● **Problem requirements**
The listing below should be written out exactly; please include all of it.

########

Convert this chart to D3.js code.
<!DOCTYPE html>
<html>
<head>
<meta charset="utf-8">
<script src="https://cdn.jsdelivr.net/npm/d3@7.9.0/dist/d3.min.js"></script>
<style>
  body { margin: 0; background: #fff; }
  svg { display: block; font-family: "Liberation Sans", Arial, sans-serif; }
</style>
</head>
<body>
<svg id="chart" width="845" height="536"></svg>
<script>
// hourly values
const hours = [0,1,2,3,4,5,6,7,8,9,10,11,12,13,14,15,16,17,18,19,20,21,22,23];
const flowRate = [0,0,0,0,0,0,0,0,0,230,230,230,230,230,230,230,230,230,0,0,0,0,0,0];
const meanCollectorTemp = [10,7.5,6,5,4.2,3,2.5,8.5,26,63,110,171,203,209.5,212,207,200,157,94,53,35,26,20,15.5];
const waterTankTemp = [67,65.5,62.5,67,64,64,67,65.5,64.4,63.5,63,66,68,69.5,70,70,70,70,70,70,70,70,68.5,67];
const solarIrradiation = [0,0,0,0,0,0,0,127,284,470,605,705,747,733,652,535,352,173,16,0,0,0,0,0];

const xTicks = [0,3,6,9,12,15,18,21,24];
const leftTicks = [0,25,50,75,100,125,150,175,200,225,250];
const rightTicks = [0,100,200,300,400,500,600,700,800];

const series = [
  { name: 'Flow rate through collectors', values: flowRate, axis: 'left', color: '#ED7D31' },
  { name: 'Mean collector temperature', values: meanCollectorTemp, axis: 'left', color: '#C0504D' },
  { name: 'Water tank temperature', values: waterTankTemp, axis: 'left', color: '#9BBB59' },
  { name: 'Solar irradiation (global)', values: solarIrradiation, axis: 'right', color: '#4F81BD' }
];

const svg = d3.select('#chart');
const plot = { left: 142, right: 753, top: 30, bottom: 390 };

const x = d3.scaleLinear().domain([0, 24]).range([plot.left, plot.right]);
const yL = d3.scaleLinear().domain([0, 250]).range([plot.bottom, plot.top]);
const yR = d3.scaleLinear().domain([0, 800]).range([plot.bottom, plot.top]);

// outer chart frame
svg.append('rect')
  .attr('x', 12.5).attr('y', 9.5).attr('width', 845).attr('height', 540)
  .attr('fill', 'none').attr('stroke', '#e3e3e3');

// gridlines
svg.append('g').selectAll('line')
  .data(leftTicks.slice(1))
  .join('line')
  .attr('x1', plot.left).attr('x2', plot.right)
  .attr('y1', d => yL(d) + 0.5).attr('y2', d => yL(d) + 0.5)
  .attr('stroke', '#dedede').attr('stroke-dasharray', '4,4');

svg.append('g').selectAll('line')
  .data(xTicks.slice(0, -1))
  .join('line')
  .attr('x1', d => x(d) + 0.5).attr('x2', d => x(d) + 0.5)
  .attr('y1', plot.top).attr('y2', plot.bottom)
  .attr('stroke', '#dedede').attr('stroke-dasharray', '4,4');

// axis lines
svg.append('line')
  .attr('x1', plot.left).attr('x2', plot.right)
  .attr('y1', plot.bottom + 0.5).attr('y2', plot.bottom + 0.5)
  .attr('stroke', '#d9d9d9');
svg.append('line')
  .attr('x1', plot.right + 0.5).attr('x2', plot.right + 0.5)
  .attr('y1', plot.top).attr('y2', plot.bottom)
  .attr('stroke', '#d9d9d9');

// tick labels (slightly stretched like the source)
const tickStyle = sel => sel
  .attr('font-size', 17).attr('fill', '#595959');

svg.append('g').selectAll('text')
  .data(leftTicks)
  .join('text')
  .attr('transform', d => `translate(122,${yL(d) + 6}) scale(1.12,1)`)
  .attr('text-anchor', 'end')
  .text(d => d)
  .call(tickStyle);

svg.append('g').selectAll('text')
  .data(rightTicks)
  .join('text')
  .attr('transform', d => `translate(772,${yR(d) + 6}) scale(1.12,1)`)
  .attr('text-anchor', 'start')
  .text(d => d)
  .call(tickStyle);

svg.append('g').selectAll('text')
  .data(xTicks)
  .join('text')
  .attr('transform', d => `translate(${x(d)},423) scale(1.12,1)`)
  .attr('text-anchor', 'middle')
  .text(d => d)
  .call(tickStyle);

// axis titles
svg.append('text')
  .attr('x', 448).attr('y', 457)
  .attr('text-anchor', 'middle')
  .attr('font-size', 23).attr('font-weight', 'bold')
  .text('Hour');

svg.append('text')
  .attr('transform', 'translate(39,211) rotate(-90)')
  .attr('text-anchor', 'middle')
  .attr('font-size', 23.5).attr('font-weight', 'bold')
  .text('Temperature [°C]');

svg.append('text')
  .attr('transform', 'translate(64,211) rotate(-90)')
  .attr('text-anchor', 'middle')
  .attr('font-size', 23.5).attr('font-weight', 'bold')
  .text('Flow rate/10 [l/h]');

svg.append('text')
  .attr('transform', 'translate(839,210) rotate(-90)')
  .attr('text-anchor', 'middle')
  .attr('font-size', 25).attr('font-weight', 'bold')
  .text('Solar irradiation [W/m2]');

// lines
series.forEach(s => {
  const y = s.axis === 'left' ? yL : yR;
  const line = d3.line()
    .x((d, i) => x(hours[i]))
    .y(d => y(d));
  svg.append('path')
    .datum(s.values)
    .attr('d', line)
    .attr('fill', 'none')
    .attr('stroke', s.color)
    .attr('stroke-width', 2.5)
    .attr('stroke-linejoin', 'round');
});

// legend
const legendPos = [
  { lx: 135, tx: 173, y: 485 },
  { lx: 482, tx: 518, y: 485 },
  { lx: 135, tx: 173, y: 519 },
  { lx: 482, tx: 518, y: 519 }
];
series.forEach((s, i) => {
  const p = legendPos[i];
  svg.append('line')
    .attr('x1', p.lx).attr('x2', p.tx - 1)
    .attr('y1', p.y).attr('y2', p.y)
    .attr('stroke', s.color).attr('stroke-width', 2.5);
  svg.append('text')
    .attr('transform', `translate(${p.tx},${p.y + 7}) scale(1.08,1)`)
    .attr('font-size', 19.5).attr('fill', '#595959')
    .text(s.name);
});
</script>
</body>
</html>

########

● **Expected answer**
Convert this chart to D3.js code.
<!DOCTYPE html>
<html>
<head>
<meta charset="utf-8">
<script src="https://cdn.jsdelivr.net/npm/d3@7.9.0/dist/d3.min.js"></script>
<style>
  body { margin: 0; background: #fff; }
  svg { display: block; font-family: "Liberation Sans", Arial, sans-serif; }
</style>
</head>
<body>
<svg id="chart" width="845" height="536"></svg>
<script>
// hourly values
const hours = [0,1,2,3,4,5,6,7,8,9,10,11,12,13,14,15,16,17,18,19,20,21,22,23];
const flowRate = [0,0,0,0,0,0,0,0,0,230,230,230,230,230,230,230,230,230,0,0,0,0,0,0];
const meanCollectorTemp = [10,7.5,6,5,4.2,3,2.5,8.5,26,63,110,171,203,209.5,212,207,200,157,94,53,35,26,20,15.5];
const waterTankTemp = [67,65.5,62.5,67,64,64,67,65.5,64.4,63.5,63,66,68,69.5,70,70,70,70,70,70,70,70,68.5,67];
const solarIrradiation = [0,0,0,0,0,0,0,127,284,470,605,705,747,733,652,535,352,173,16,0,0,0,0,0];

const xTicks = [0,3,6,9,12,15,18,21,24];
const leftTicks = [0,25,50,75,100,125,150,175,200,225,250];
const rightTicks = [0,100,200,300,400,500,600,700,800];

const series = [
  { name: 'Flow rate through collectors', values: flowRate, axis: 'left', color: '#ED7D31' },
  { name: 'Mean collector temperature', values: meanCollectorTemp, axis: 'left', color: '#C0504D' },
  { name: 'Water tank temperature', values: waterTankTemp, axis: 'left', color: '#9BBB59' },
  { name: 'Solar irradiation (global)', values: solarIrradiation, axis: 'right', color: '#4F81BD' }
];

const svg = d3.select('#chart');
const plot = { left: 142, right: 753, top: 30, bottom: 390 };

const x = d3.scaleLinear().domain([0, 24]).range([plot.left, plot.right]);
const yL = d3.scaleLinear().domain([0, 250]).range([plot.bottom, plot.top]);
const yR = d3.scaleLinear().domain([0, 800]).range([plot.bottom, plot.top]);

// outer chart frame
svg.append('rect')
  .attr('x', 12.5).attr('y', 9.5).attr('width', 845).attr('height', 540)
  .attr('fill', 'none').attr('stroke', '#e3e3e3');

// gridlines
svg.append('g').selectAll('line')
  .data(leftTicks.slice(1))
  .join('line')
  .attr('x1', plot.left).attr('x2', plot.right)
  .attr('y1', d => yL(d) + 0.5).attr('y2', d => yL(d) + 0.5)
  .attr('stroke', '#dedede').attr('stroke-dasharray', '4,4');

svg.append('g').selectAll('line')
  .data(xTicks.slice(0, -1))
  .join('line')
  .attr('x1', d => x(d) + 0.5).attr('x2', d => x(d) + 0.5)
  .attr('y1', plot.top).attr('y2', plot.bottom)
  .attr('stroke', '#dedede').attr('stroke-dasharray', '4,4');

// axis lines
svg.append('line')
  .attr('x1', plot.left).attr('x2', plot.right)
  .attr('y1', plot.bottom + 0.5).attr('y2', plot.bottom + 0.5)
  .attr('stroke', '#d9d9d9');
svg.append('line')
  .attr('x1', plot.right + 0.5).attr('x2', plot.right + 0.5)
  .attr('y1', plot.top).attr('y2', plot.bottom)
  .attr('stroke', '#d9d9d9');

// tick labels (slightly stretched like the source)
const tickStyle = sel => sel
  .attr('font-size', 17).attr('fill', '#595959');

svg.append('g').selectAll('text')
  .data(leftTicks)
  .join('text')
  .attr('transform', d => `translate(122,${yL(d) + 6}) scale(1.12,1)`)
  .attr('text-anchor', 'end')
  .text(d => d)
  .call(tickStyle);

svg.append('g').selectAll('text')
  .data(rightTicks)
  .join('text')
  .attr('transform', d => `translate(772,${yR(d) + 6}) scale(1.12,1)`)
  .attr('text-anchor', 'start')
  .text(d => d)
  .call(tickStyle);

svg.append('g').selectAll('text')
  .data(xTicks)
  .join('text')
  .attr('transform', d => `translate(${x(d)},423) scale(1.12,1)`)
  .attr('text-anchor', 'middle')
  .text(d => d)
  .call(tickStyle);

// axis titles
svg.append('text')
  .attr('x', 448).attr('y', 457)
  .attr('text-anchor', 'middle')
  .attr('font-size', 23).attr('font-weight', 'bold')
  .text('Hour');

svg.append('text')
  .attr('transform', 'translate(39,211) rotate(-90)')
  .attr('text-anchor', 'middle')
  .attr('font-size', 23.5).attr('font-weight', 'bold')
  .text('Temperature [°C]');

svg.append('text')
  .attr('transform', 'translate(64,211) rotate(-90)')
  .attr('text-anchor', 'middle')
  .attr('font-size', 23.5).attr('font-weight', 'bold')
  .text('Flow rate/10 [l/h]');

svg.append('text')
  .attr('transform', 'translate(839,210) rotate(-90)')
  .attr('text-anchor', 'middle')
  .attr('font-size', 25).attr('font-weight', 'bold')
  .text('Solar irradiation [W/m2]');

// lines
series.forEach(s => {
  const y = s.axis === 'left' ? yL : yR;
  const line = d3.line()
    .x((d, i) => x(hours[i]))
    .y(d => y(d));
  svg.append('path')
    .datum(s.values)
    .attr('d', line)
    .attr('fill', 'none')
    .attr('stroke', s.color)
    .attr('stroke-width', 2.5)
    .attr('stroke-linejoin', 'round');
});

// legend
const legendPos = [
  { lx: 135, tx: 173, y: 485 },
  { lx: 482, tx: 518, y: 485 },
  { lx: 135, tx: 173, y: 519 },
  { lx: 482, tx: 518, y: 519 }
];
series.forEach((s, i) => {
  const p = legendPos[i];
  svg.append('line')
    .attr('x1', p.lx).attr('x2', p.tx - 1)
    .attr('y1', p.y).attr('y2', p.y)
    .attr('stroke', s.color).attr('stroke-width', 2.5);
  svg.append('text')
    .attr('transform', `translate(${p.tx},${p.y + 7}) scale(1.08,1)`)
    .attr('font-size', 19.5).attr('fill', '#595959')
    .text(s.name);
});
</script>
</body>
</html>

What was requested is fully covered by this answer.